→ Supplied data

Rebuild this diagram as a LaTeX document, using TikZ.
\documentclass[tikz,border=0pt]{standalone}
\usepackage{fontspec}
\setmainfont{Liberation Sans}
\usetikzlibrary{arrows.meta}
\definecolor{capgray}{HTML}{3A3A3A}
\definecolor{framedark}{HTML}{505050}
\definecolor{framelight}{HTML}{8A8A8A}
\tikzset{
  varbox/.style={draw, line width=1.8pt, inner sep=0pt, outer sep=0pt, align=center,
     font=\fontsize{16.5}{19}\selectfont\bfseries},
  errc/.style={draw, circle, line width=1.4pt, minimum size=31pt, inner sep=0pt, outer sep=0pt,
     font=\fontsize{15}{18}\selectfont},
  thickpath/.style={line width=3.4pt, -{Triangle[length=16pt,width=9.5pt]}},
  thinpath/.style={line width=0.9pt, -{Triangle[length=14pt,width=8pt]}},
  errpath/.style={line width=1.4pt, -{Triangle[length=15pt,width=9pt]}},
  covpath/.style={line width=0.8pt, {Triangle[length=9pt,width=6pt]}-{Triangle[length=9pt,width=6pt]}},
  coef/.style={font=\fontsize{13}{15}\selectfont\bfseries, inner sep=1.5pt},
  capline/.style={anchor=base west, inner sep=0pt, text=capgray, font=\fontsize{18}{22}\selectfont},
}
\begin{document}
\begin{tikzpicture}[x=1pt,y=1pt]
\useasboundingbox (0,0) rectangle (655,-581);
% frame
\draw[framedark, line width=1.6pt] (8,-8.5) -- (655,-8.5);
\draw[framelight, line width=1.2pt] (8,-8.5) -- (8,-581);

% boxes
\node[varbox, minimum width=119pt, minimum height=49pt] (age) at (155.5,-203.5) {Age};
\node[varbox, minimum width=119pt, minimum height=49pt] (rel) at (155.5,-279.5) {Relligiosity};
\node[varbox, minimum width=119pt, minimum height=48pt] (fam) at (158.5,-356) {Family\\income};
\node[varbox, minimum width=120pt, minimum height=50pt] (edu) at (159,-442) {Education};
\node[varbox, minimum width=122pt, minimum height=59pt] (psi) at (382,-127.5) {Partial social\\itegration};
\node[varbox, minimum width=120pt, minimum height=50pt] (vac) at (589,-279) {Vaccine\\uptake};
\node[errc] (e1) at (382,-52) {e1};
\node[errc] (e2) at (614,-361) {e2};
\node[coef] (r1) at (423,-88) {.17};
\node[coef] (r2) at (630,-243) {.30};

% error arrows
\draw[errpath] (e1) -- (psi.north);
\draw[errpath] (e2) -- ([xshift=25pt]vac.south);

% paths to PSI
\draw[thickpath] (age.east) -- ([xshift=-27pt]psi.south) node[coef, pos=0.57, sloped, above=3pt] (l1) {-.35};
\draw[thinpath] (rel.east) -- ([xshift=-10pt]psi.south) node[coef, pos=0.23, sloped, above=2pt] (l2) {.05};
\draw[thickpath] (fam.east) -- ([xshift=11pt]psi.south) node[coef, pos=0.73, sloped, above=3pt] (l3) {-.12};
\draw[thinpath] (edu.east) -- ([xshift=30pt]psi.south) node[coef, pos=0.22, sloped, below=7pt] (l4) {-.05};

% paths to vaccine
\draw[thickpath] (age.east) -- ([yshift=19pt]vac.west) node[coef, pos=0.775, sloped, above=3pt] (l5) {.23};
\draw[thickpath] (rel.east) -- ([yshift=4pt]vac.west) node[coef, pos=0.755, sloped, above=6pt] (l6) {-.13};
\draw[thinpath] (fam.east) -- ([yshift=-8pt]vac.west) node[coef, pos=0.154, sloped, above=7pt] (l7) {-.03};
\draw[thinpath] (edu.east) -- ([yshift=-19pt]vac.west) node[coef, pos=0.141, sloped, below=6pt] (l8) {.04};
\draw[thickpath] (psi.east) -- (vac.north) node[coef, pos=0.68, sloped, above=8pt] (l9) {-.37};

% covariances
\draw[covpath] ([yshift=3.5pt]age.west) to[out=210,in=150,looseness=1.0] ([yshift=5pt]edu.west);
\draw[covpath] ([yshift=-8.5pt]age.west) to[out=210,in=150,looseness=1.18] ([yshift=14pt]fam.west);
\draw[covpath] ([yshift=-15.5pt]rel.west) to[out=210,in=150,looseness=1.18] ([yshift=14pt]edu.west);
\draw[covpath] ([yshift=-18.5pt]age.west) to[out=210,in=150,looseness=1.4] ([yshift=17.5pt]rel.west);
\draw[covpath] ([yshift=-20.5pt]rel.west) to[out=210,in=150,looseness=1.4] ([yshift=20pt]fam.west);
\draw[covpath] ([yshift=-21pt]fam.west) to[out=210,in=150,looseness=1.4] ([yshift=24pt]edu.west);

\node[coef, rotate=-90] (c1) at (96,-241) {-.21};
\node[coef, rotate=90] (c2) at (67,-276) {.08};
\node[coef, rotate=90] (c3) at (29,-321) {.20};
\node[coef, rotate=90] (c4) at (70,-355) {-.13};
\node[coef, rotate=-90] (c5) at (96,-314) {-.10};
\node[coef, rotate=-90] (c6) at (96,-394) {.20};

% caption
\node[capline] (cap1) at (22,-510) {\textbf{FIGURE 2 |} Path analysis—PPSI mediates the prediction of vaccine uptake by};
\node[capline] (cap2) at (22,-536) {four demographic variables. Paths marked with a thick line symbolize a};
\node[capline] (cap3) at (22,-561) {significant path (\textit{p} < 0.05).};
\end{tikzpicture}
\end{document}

→ Given request
Can you reproduce all the material exactly?

→ Written answer
Rebuild this diagram as a LaTeX document, using TikZ.
\documentclass[tikz,border=0pt]{standalone}
\usepackage{fontspec}
\setmainfont{Liberation Sans}
\usetikzlibrary{arrows.meta}
\definecolor{capgray}{HTML}{3A3A3A}
\definecolor{framedark}{HTML}{505050}
\definecolor{framelight}{HTML}{8A8A8A}
\tikzset{
  varbox/.style={draw, line width=1.8pt, inner sep=0pt, outer sep=0pt, align=center,
     font=\fontsize{16.5}{19}\selectfont\bfseries},
  errc/.style={draw, circle, line width=1.4pt, minimum size=31pt, inner sep=0pt, outer sep=0pt,
     font=\fontsize{15}{18}\selectfont},
  thickpath/.style={line width=3.4pt, -{Triangle[length=16pt,width=9.5pt]}},
  thinpath/.style={line width=0.9pt, -{Triangle[length=14pt,width=8pt]}},
  errpath/.style={line width=1.4pt, -{Triangle[length=15pt,width=9pt]}},
  covpath/.style={line width=0.8pt, {Triangle[length=9pt,width=6pt]}-{Triangle[length=9pt,width=6pt]}},
  coef/.style={font=\fontsize{13}{15}\selectfont\bfseries, inner sep=1.5pt},
  capline/.style={anchor=base west, inner sep=0pt, text=capgray, font=\fontsize{18}{22}\selectfont},
}
\begin{document}
\begin{tikzpicture}[x=1pt,y=1pt]
\useasboundingbox (0,0) rectangle (655,-581);
% frame
\draw[framedark, line width=1.6pt] (8,-8.5) -- (655,-8.5);
\draw[framelight, line width=1.2pt] (8,-8.5) -- (8,-581);

% boxes
\node[varbox, minimum width=119pt, minimum height=49pt] (age) at (155.5,-203.5) {Age};
\node[varbox, minimum width=119pt, minimum height=49pt] (rel) at (155.5,-279.5) {Relligiosity};
\node[varbox, minimum width=119pt, minimum height=48pt] (fam) at (158.5,-356) {Family\\income};
\node[varbox, minimum width=120pt, minimum height=50pt] (edu) at (159,-442) {Education};
\node[varbox, minimum width=122pt, minimum height=59pt] (psi) at (382,-127.5) {Partial social\\itegration};
\node[varbox, minimum width=120pt, minimum height=50pt] (vac) at (589,-279) {Vaccine\\uptake};
\node[errc] (e1) at (382,-52) {e1};
\node[errc] (e2) at (614,-361) {e2};
\node[coef] (r1) at (423,-88) {.17};
\node[coef] (r2) at (630,-243) {.30};

% error arrows
\draw[errpath] (e1) -- (psi.north);
\draw[errpath] (e2) -- ([xshift=25pt]vac.south);

% paths to PSI
\draw[thickpath] (age.east) -- ([xshift=-27pt]psi.south) node[coef, pos=0.57, sloped, above=3pt] (l1) {-.35};
\draw[thinpath] (rel.east) -- ([xshift=-10pt]psi.south) node[coef, pos=0.23, sloped, above=2pt] (l2) {.05};
\draw[thickpath] (fam.east) -- ([xshift=11pt]psi.south) node[coef, pos=0.73, sloped, above=3pt] (l3) {-.12};
\draw[thinpath] (edu.east) -- ([xshift=30pt]psi.south) node[coef, pos=0.22, sloped, below=7pt] (l4) {-.05};

% paths to vaccine
\draw[thickpath] (age.east) -- ([yshift=19pt]vac.west) node[coef, pos=0.775, sloped, above=3pt] (l5) {.23};
\draw[thickpath] (rel.east) -- ([yshift=4pt]vac.west) node[coef, pos=0.755, sloped, above=6pt] (l6) {-.13};
\draw[thinpath] (fam.east) -- ([yshift=-8pt]vac.west) node[coef, pos=0.154, sloped, above=7pt] (l7) {-.03};
\draw[thinpath] (edu.east) -- ([yshift=-19pt]vac.west) node[coef, pos=0.141, sloped, below=6pt] (l8) {.04};
\draw[thickpath] (psi.east) -- (vac.north) node[coef, pos=0.68, sloped, above=8pt] (l9) {-.37};

% covariances
\draw[covpath] ([yshift=3.5pt]age.west) to[out=210,in=150,looseness=1.0] ([yshift=5pt]edu.west);
\draw[covpath] ([yshift=-8.5pt]age.west) to[out=210,in=150,looseness=1.18] ([yshift=14pt]fam.west);
\draw[covpath] ([yshift=-15.5pt]rel.west) to[out=210,in=150,looseness=1.18] ([yshift=14pt]edu.west);
\draw[covpath] ([yshift=-18.5pt]age.west) to[out=210,in=150,looseness=1.4] ([yshift=17.5pt]rel.west);
\draw[covpath] ([yshift=-20.5pt]rel.west) to[out=210,in=150,looseness=1.4] ([yshift=20pt]fam.west);
\draw[covpath] ([yshift=-21pt]fam.west) to[out=210,in=150,looseness=1.4] ([yshift=24pt]edu.west);

\node[coef, rotate=-90] (c1) at (96,-241) {-.21};
\node[coef, rotate=90] (c2) at (67,-276) {.08};
\node[coef, rotate=90] (c3) at (29,-321) {.20};
\node[coef, rotate=90] (c4) at (70,-355) {-.13};
\node[coef, rotate=-90] (c5) at (96,-314) {-.10};
\node[coef, rotate=-90] (c6) at (96,-394) {.20};

% caption
\node[capline] (cap1) at (22,-510) {\textbf{FIGURE 2 |} Path analysis—PPSI mediates the prediction of vaccine uptake by};
\node[capline] (cap2) at (22,-536) {four demographic variables. Paths marked with a thick line symbolize a};
\node[capline] (cap3) at (22,-561) {significant path (\textit{p} < 0.05).};
\end{tikzpicture}
\end{document}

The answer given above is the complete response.